Reputation: 3227
I have a doubt when each process has its own separate page table then why is a system wide page table required? Also if a page table is such that it maps virtual address to a physical address then I think two process may map to same physical address because all process have same virtual address space. Is this true?
Upvotes: 1
Views: 371
Reputation: 27191
A system-wide page table would be used by the kernel, which in most systems is always mapped in to memory. (Typically a 32-bit system will allocate the lower 2-3 GB of virtual address space to the user process and the upper 1-2 GB to the kernel.) Making the kernel mappings common across all processes means that you don't have to worry about making sure kernel code you're about to run is mapped when you enter a system call from userland.
Upvotes: 0
Reputation: 30735
About the second part, which is mapping virtual address to the same physical address, for library code and different instances of an application code, this is indeed what is done.
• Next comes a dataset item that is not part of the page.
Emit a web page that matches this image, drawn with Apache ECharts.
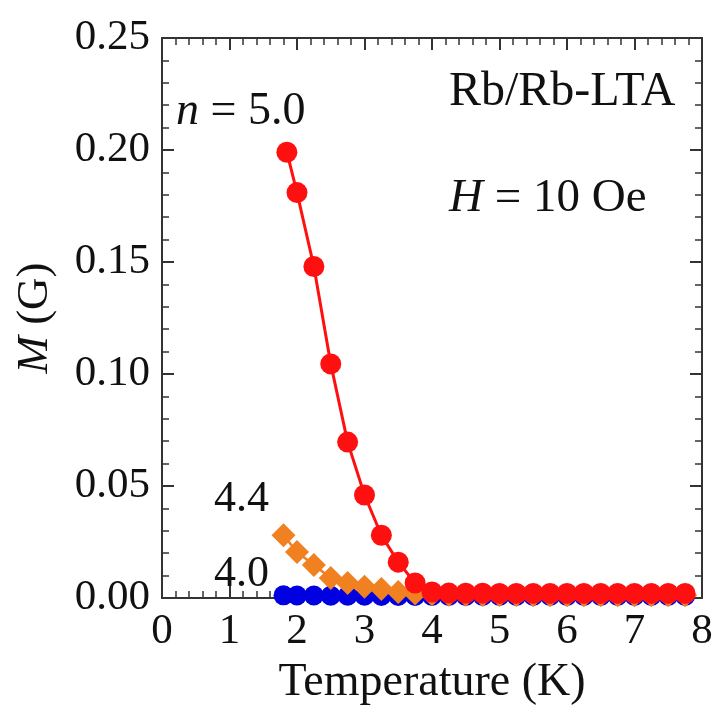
<!DOCTYPE html>
<html><head><meta charset="utf-8">
<script src="https://cdn.jsdelivr.net/npm/echarts@6/dist/echarts.min.js"></script>
<style>html,body{margin:0;padding:0;background:#fff}#c{width:717px;height:713px}</style>
</head><body><div id="c"></div>
<script>
// Temperatures (K)
const tempsRed = [1.85, 2.0, 2.25, 2.5, 2.75, 3.0, 3.25, 3.5, 3.75, 4.0, 4.25, 4.5, 4.75, 5.0, 5.25, 5.5, 5.75, 6.0, 6.25, 6.5, 6.75, 7.0, 7.25, 7.5, 7.75];
const temps = [1.8, 2.0, 2.25, 2.5, 2.75, 3.0, 3.25, 3.5, 3.75, 4.0, 4.25, 4.5, 4.75, 5.0, 5.25, 5.5, 5.75, 6.0, 6.25, 6.5, 6.75, 7.0, 7.25, 7.5, 7.75];
// M (G) for n = 5.0
const mN50 = [0.199, 0.181, 0.148, 0.1045, 0.0696, 0.046, 0.028, 0.016, 0.0067, 0.0027, 0.0022, 0.0021, 0.0021, 0.002, 0.002, 0.002, 0.002, 0.002, 0.002, 0.002, 0.002, 0.002, 0.002, 0.002, 0.002];
// M (G) for n = 4.4
const mN44 = [0.028, 0.0205, 0.0147, 0.0089, 0.0067, 0.005, 0.004, 0.0027, 0.002, 0.0017, 0.0015, 0.0014, 0.0013, 0.0013, 0.0013, 0.0012, 0.0012, 0.0012, 0.0012, 0.0012, 0.0012, 0.0012, 0.0012, 0.0012, 0.0012];
// M (G) for n = 4.0
const mN40 = [0.0012, 0.0011, 0.0011, 0.0010, 0.0010, 0.0010, 0.0009, 0.0009, 0.0009, 0.0009, 0.0009, 0.0009, 0.0009, 0.0009, 0.0009, 0.0009, 0.0009, 0.0009, 0.0009, 0.0009, 0.0009, 0.0009, 0.0009, 0.0009, 0.0009];
const xTicks = ['0','1','2','3','4','5','6','7','8'];
const yTicks = ['0.00','0.05','0.10','0.15','0.20','0.25'];

const FF = '"Liberation Serif", "Times New Roman", serif';
const INK = '#111';
const zip = (xs, ys) => xs.map((x, i) => [x, ys[i]]);

const chart = echarts.init(document.getElementById('c'), null, {renderer: 'canvas'});
const mkLine = () => ({show: true, onZero: false, lineStyle: {color: '#333', width: 2}});
const mkMinor = () => ({show: true, splitNumber: 5, length: 7, lineStyle: {color: '#333', width: 1.5}});
const mkTick = () => ({show: true, inside: true, length: 12, lineStyle: {color: '#333', width: 2}});

chart.setOption({
  animation: false,
  backgroundColor: '#fff',
  grid: {left: 162, right: 15, top: 38, bottom: 115, containLabel: false},
  xAxis: [{
    type: 'value', min: 0, max: 8, interval: 1, position: 'bottom',
    axisLine: mkLine(), axisTick: mkTick(), minorTick: mkMinor(), splitLine: {show: false}, minorSplitLine: {show: false},
    axisLabel: {fontFamily: FF, fontSize: 43, color: INK, margin: 12,
      formatter: v => xTicks[Math.round(v)]},
    name: 'Temperature (K)', nameLocation: 'middle', nameGap: 62,
    nameTextStyle: {fontFamily: FF, fontSize: 46, color: INK}
  }, {
    type: 'value', min: 0, max: 8, interval: 1, position: 'top',
    axisLine: mkLine(), axisTick: mkTick(), minorTick: mkMinor(), splitLine: {show: false}, minorSplitLine: {show: false},
    axisLabel: {show: false}
  }],
  yAxis: [{
    type: 'value', min: 0, max: 0.25, interval: 0.05, position: 'left',
    axisLine: mkLine(), axisTick: mkTick(), minorTick: mkMinor(), splitLine: {show: false}, minorSplitLine: {show: false},
    axisLabel: {fontFamily: FF, fontSize: 43, color: INK, margin: 12,
      formatter: v => yTicks[Math.round(v / 0.05)]},
    name: '{i|M} (G)', nameLocation: 'middle', nameGap: 104, nameRotate: 90,
    nameTextStyle: {fontFamily: FF, fontSize: 45, color: INK,
      rich: {i: {fontFamily: FF, fontSize: 45, fontStyle: 'italic', color: INK}}}
  }, {
    type: 'value', min: 0, max: 0.25, interval: 0.05, position: 'right',
    axisLine: mkLine(), axisTick: mkTick(), minorTick: mkMinor(), splitLine: {show: false}, minorSplitLine: {show: false},
    axisLabel: {show: false}
  }],
  series: [{
    name: '4.0', type: 'line', data: zip(temps, mN40), z: 2,
    symbol: 'circle', symbolSize: 20, clip: false,
    itemStyle: {color: '#0000e0'}, lineStyle: {color: '#0000e0', width: 2}
  }, {
    name: '4.4', type: 'line', data: zip(temps, mN44), z: 3,
    symbol: 'diamond', symbolSize: 24, clip: false,
    itemStyle: {color: '#f08020'}, lineStyle: {color: '#f08020', width: 2.5}
  }, {
    name: '5.0', type: 'line', data: zip(tempsRed, mN50), z: 4,
    symbol: 'circle', symbolSize: 21, clip: false,
    itemStyle: {color: '#ff1010'}, lineStyle: {color: '#ff1010', width: 3}
  }],
  graphic: [
    {type: 'text', x: 176, y: 112, z: 10, style: {text: '{i|n} = 5.0', fontFamily: FF, fontSize: 46, fill: INK,
      textVerticalAlign: 'middle', verticalAlign: 'middle',
      rich: {i: {fontFamily: FF, fontSize: 46, fontStyle: 'italic', color: INK}}}},
    {type: 'text', x: 449, y: 92, z: 10, style: {text: 'Rb/Rb-LTA', fontFamily: FF, fontSize: 48, fill: INK,
      textVerticalAlign: 'middle', verticalAlign: 'middle'}},
    {type: 'text', x: 449, y: 199, z: 10, style: {text: '{i|H} = 10 Oe', fontFamily: FF, fontSize: 47, fill: INK,
      textVerticalAlign: 'middle', verticalAlign: 'middle',
      rich: {i: {fontFamily: FF, fontSize: 47, fontStyle: 'italic', color: INK}}}},
    {type: 'text', x: 214, y: 499, z: 10, style: {text: '4.4', fontFamily: FF, fontSize: 44, fill: INK,
      textVerticalAlign: 'middle', verticalAlign: 'middle'}},
    {type: 'text', x: 214, y: 574, z: 1, style: {text: '4.0', fontFamily: FF, fontSize: 44, fill: INK,
      textVerticalAlign: 'middle', verticalAlign: 'middle'}}
  ]
});
</script></body></html>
The code is given read only access and the same virtual address is mapped to the same physical address. In this way, there is no need to have multiple copies of the same code in the physical memory, all this assuming ASLR is not enabled.
Now concerning the data part, Modern OSs like Linux, use demand paging, that is a page is only brought to the physical memory when it is accessed (read or write). At that point, the kernel can make sure to assign a unique physical address for that page. I don't know what is the purpose of system wide page table though.